Set problem> Starting at the first line of the listing below, repeat each line up to and including the one containing "d3.scaleLinear().domain([6.8, 7.6]).range([257.5, 203]);". Leave out pictures.

^^^^^^^^^^^^^^^^

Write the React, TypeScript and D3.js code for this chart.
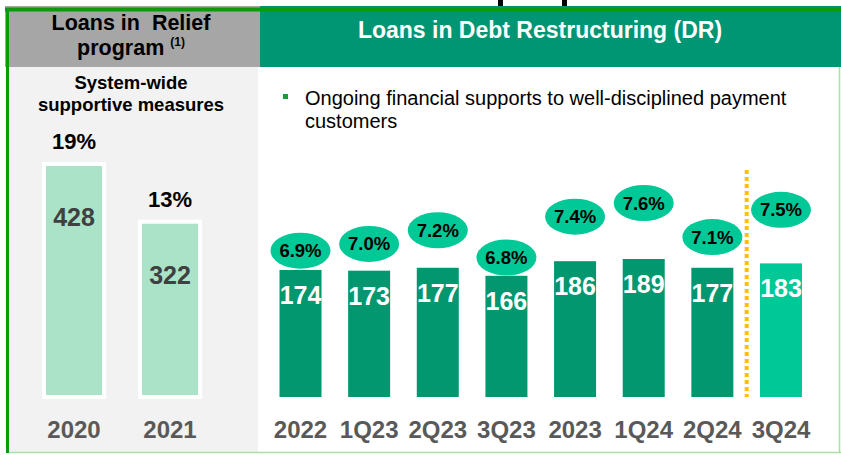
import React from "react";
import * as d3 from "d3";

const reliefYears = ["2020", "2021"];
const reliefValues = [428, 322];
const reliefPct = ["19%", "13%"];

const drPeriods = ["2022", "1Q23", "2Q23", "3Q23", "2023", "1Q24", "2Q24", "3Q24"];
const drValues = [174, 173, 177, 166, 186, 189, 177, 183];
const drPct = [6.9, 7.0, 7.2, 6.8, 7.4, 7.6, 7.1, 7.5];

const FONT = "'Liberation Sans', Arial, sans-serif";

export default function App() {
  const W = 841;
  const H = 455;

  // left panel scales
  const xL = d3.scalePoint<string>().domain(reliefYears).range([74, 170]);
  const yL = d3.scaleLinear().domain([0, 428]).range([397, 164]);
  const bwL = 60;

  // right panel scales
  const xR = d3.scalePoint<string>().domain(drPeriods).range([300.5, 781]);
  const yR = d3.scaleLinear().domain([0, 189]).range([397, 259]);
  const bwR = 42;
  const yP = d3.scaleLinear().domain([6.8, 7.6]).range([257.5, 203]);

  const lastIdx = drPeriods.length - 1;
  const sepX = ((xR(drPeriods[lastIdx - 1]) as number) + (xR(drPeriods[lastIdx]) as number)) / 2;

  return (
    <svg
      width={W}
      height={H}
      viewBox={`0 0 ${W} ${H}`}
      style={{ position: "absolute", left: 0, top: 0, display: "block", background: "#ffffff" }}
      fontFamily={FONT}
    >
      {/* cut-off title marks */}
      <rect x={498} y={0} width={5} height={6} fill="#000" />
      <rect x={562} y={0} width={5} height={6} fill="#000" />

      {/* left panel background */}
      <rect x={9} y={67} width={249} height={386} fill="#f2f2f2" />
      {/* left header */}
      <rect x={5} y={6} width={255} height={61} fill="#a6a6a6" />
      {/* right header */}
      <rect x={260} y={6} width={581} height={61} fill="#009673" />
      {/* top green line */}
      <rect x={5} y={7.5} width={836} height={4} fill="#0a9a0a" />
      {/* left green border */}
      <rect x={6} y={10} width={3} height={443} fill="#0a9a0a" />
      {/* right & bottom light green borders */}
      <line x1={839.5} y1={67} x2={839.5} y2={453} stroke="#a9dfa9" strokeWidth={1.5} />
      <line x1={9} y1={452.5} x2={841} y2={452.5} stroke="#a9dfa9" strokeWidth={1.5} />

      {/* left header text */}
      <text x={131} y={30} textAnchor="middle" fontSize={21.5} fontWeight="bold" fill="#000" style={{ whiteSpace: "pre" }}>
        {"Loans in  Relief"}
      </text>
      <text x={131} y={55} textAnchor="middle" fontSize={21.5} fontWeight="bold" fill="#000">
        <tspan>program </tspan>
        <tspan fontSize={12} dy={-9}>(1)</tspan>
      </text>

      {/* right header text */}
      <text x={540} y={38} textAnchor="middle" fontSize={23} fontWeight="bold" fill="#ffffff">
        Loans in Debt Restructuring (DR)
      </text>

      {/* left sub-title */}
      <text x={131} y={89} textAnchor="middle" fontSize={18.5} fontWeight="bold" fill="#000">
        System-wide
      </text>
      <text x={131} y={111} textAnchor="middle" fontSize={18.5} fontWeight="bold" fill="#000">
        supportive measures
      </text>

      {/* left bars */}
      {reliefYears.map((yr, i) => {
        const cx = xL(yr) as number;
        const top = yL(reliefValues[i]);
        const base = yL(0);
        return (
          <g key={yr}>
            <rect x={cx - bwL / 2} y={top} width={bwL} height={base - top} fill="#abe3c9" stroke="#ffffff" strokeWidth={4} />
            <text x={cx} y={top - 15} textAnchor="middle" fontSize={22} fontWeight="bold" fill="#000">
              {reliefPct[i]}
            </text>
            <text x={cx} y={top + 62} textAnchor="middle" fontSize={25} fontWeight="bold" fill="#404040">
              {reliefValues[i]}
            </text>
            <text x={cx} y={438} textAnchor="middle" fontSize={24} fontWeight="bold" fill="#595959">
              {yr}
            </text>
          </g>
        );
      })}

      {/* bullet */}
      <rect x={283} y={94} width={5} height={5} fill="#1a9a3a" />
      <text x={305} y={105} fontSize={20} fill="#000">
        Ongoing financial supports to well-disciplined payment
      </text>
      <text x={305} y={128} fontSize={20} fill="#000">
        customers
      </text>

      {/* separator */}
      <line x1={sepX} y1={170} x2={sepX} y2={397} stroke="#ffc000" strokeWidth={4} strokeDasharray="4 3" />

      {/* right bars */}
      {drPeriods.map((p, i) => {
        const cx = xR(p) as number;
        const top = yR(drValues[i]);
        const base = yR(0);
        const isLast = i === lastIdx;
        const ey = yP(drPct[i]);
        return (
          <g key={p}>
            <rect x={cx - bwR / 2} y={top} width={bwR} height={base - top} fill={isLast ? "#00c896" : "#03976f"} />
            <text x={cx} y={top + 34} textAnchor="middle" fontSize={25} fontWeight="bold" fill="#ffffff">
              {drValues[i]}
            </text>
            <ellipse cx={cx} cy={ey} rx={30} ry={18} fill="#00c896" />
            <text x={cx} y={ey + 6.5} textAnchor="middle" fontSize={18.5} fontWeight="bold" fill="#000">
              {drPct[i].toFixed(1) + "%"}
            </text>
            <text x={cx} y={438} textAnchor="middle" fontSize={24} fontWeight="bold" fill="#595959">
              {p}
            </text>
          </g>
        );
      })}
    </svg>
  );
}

^^^^^^^^^^^^^^^^

Worked answer>
Write the React, TypeScript and D3.js code for this chart.
import React from "react";
import * as d3 from "d3";

const reliefYears = ["2020", "2021"];
const reliefValues = [428, 322];
const reliefPct = ["19%", "13%"];

const drPeriods = ["2022", "1Q23", "2Q23", "3Q23", "2023", "1Q24", "2Q24", "3Q24"];
const drValues = [174, 173, 177, 166, 186, 189, 177, 183];
const drPct = [6.9, 7.0, 7.2, 6.8, 7.4, 7.6, 7.1, 7.5];

const FONT = "'Liberation Sans', Arial, sans-serif";

export default function App() {
  const W = 841;
  const H = 455;

  // left panel scales
  const xL = d3.scalePoint<string>().domain(reliefYears).range([74, 170]);
  const yL = d3.scaleLinear().domain([0, 428]).range([397, 164]);
  const bwL = 60;

  // right panel scales
  const xR = d3.scalePoint<string>().domain(drPeriods).range([300.5, 781]);
  const yR = d3.scaleLinear().domain([0, 189]).range([397, 259]);
  const bwR = 42;
  const yP = d3.scaleLinear().domain([6.8, 7.6]).range([257.5, 203]);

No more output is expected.